Why does an image arouse emotion? In Schanelec’s cinema the flow of emotions is unleashed by a radicalization of the sensitive experience.
Roger Koza
Close-Up is a feature that spotlights films now playing on MUBI. Angela Schanelec's The Dreamed Path (2016), which is receiving an exclusive global online premiere on MUBI, is showing from May 4 - June 3, 2018 as a Special Discovery. 
The Dreamed Path
Every now and then, it’s not wrong to ponder on the nature of emotions in cinema. Why does an image arouse an emotion? In Angela Schanelec’s cinema in general, and in The Dreamed Path in particular, the flow of emotions is unleashed by a radicalization of the sensitive experience. Commotion is physical, more than narrative, and it demands a specific attention. Almost at the end of the film there will be a panoramic shot of the vicinity of Berlin’s central train station. Several things happen, but all the affective force of the shot lies in the position of a dog and its behavior.
The story starts in Greece. A young couple sings on the street. He dreams of being a singer; she would like to be a professor, like her mother. A fatality will separate them for a time, and perhaps forever. The mother of the young man had an accident. It’s 1989; these are times both confusing and of change. Without warning, the tale will jump to our time and different characters. An actress and her husband are in crisis; they have a beautiful daughter. Some time later, older, but dressed just as before, the two former youngsters we saw at the beginning will come back into the tale. All kinds of things have happened, even though this might not be obvious, and it’s only then that the whole meaning of the title will be fully grasped.

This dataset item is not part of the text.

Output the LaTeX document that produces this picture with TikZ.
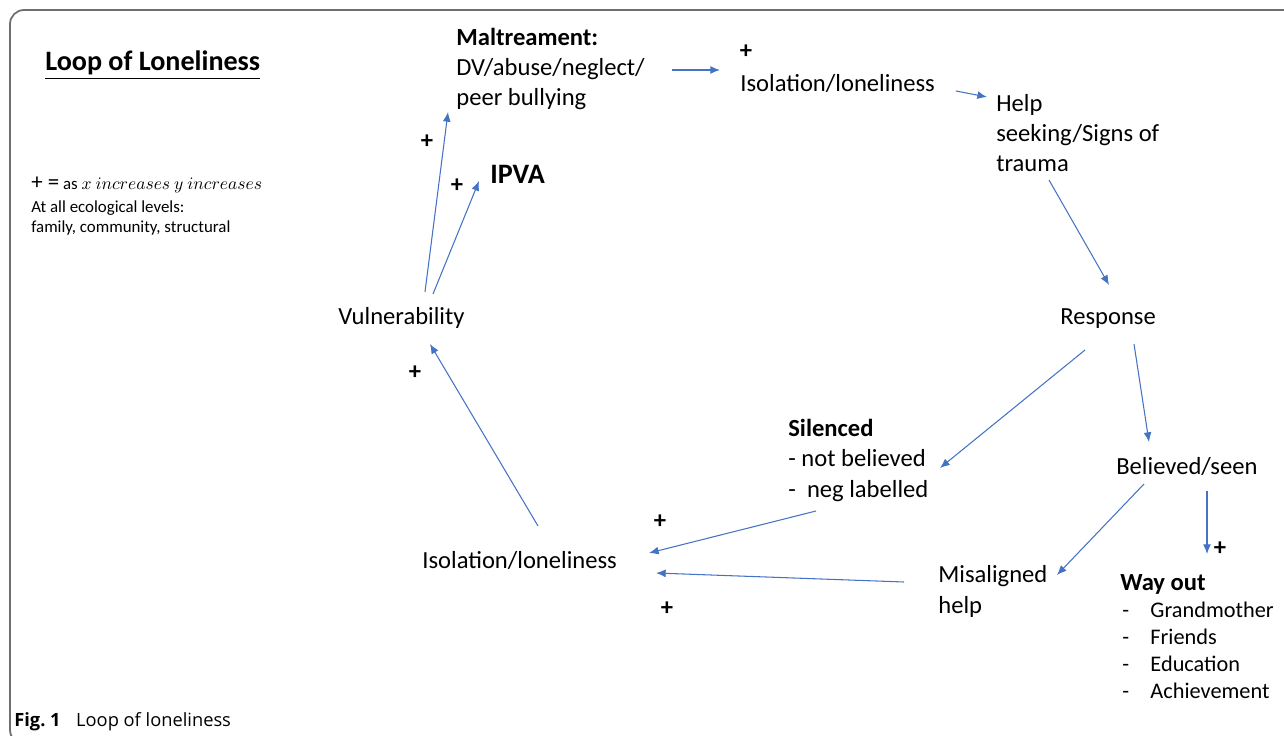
\documentclass[tikz,border=0pt]{standalone}
\usepackage{fontspec}
\setmainfont{Carlito}
\newfontfamily\capfont{Open Sans}
\usetikzlibrary{
arrows.meta,
calc,
positioning
}
\definecolor{linkblue}{HTML}{4472C4}
\definecolor{framegray}{HTML}{6E6E6E}
\tikzset{>=latex}
\newcommand{\wayitem}[1]{\makebox[16pt][l]{-}#1}

\begin{document}
\begin{tikzpicture}[x=0.02cm,y=-0.02cm,
		every node/.style={inner sep=0pt,font=\fontsize{14}{17.3}\selectfont},
		txt/.style={anchor=base west,align=left},
		plus/.style={font=\fontsize{14}{17}\selectfont\bfseries},
		link/.style={draw=linkblue,line width=0.6pt,-{Latex[length=5.5pt,width=4.5pt]}}]
		\useasboundingbox (0,0) rectangle (1284,736);
		\draw[framegray,line width=1pt,rounded corners=8pt] (10,10) rectangle (1310,744);
		
		% base west = baseline of the last line
		\node[txt,font=\fontsize{16}{19}\selectfont\bfseries] (title) at (45,71) {\underline{Loop of Loneliness}};
		\node[txt,font=\fontsize{9.6}{11.8}\selectfont] (legend) at (31,233) {{\fontsize{13}{14}\selectfont + =} as {\fontsize{10}{12}\selectfont$x\ increases\ y\ increases$}\\[1pt]At all ecological levels:\\family, community, structural};
		
		% the loop
		\node[txt] (mal) at (456,106) {\textbf{Maltreament:}\\DV/abuse/neglect/\\peer bullying};
		\node[txt] (isotop) at (740,92) {Isolation/loneliness};
		\node[txt] (help) at (996,172) {Help\\seeking/Signs of\\trauma};
		\node[txt,font=\fontsize{16}{19}\selectfont\bfseries] (ipva) at (490,184) {IPVA};
		\node[txt] (vuln) at (338,325) {Vulnerability};
		\node[txt] (resp) at (1060,325) {Response};
		\node[txt] (silenced) at (788,497) {\textbf{Silenced}\\- not believed\\- \ neg labelled};
		\node[txt] (believed) at (1116,474) {Believed/seen};
		\node[txt] (isobot) at (422,568) {Isolation/loneliness};
		\node[txt] (misal) at (938,613) {Misaligned\\help};
		\node[txt,font=\fontsize{14}{17}\selectfont\bfseries] (wayout) at (1120,590) {Way out};
		\node[txt,font=\fontsize{12.7}{15.3}\selectfont] (waylist) at (1122,698) {\wayitem{Grandmother}\\\wayitem{Friends}\\\wayitem{Education}\\\wayitem{Achievement}};
		
		\node[plus] (plusmal) at (427,142) {+};
		\node[plus] (plusipva) at (457,186) {+};
		\node[plus] (plusiso) at (746,52) {+};
		\node[plus] (plusvuln) at (415,373) {+};
		\node[plus] (plussil) at (660,522) {+};
		\node[plus] (plusmis) at (667,609) {+};
		\node[plus] (plusway) at (1220,549) {+};
		
		\draw[link] ([shift={(216,-36)}]mal.base west) -- ([shift={(-20,-22)}]isotop.base west);
		\draw[link] ([shift={(216,-1)}]isotop.base west) -- ([shift={(-9,-75)}]help.base west);
		\draw[link] ([shift={(53,8)}]help.base west) -- ([shift={(49,-40)}]resp.base west);
		\draw[link] ([shift={(25,25)}]resp.base west) -- ([shift={(152,-29)}]silenced.base west);
		\draw[link] ([shift={(74,19)}]resp.base west) -- ([shift={(33,-32)}]believed.base west);
		\draw[link] ([shift={(28,10)}]believed.base west) -- ([shift={(119,-38)}]misal.base west);
		\draw[link] ([shift={(91,17)}]believed.base west) -- ([shift={(87,-36)}]wayout.base west);
		\draw[link] ([shift={(28,14)}]silenced.base west) -- ([shift={(227,-15)}]isobot.base west);
		\draw[link] ([shift={(-34,-31)}]misal.base west) -- ([shift={(234,5)}]isobot.base west);
		\draw[link] ([shift={(116,-42)}]isobot.base west) -- ([shift={(92,19)}]vuln.base west);
		\draw[link] ([shift={(87,-33)}]vuln.base west) -- ([shift={(-8,6)}]mal.base west);
		\draw[link] ([shift={(95,-31)}]vuln.base west) -- ([shift={(-11,-3)}]ipva.base west);
		
		\node[txt,font=\capfont\fontsize{10.4}{13}\selectfont] (caption) at (14,726) {\textbf{Fig.~1}\hspace{0.85em}Loop of loneliness};
\end{tikzpicture}
\end{document}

Bresson’s influence is not even concealed. The quantity of shots of hands and feet refer aesthetically, and numerically, to the French master. If indeed one of the characters says he has faith while at the same time complains about the complete inattention of the Highest, Schanelec’s film, however, dispenses with the theological plus of Bresson’s cinema. Materialism is absolute, and the contingency of men and things is inescapable. Without divine intervention, redemption is aesthetic and extra-diegetic—a beauty that hasn’t been confiscated yet by the impiety of the world nests in the form, in the extreme purity of each shot, and in the delicacy of a gesture. It is logical then to shudder with the sight a girl licking the wound of her swimming partner, or the confession of a blind father to his son, whom he recognizes immediately as an unmistakable blur.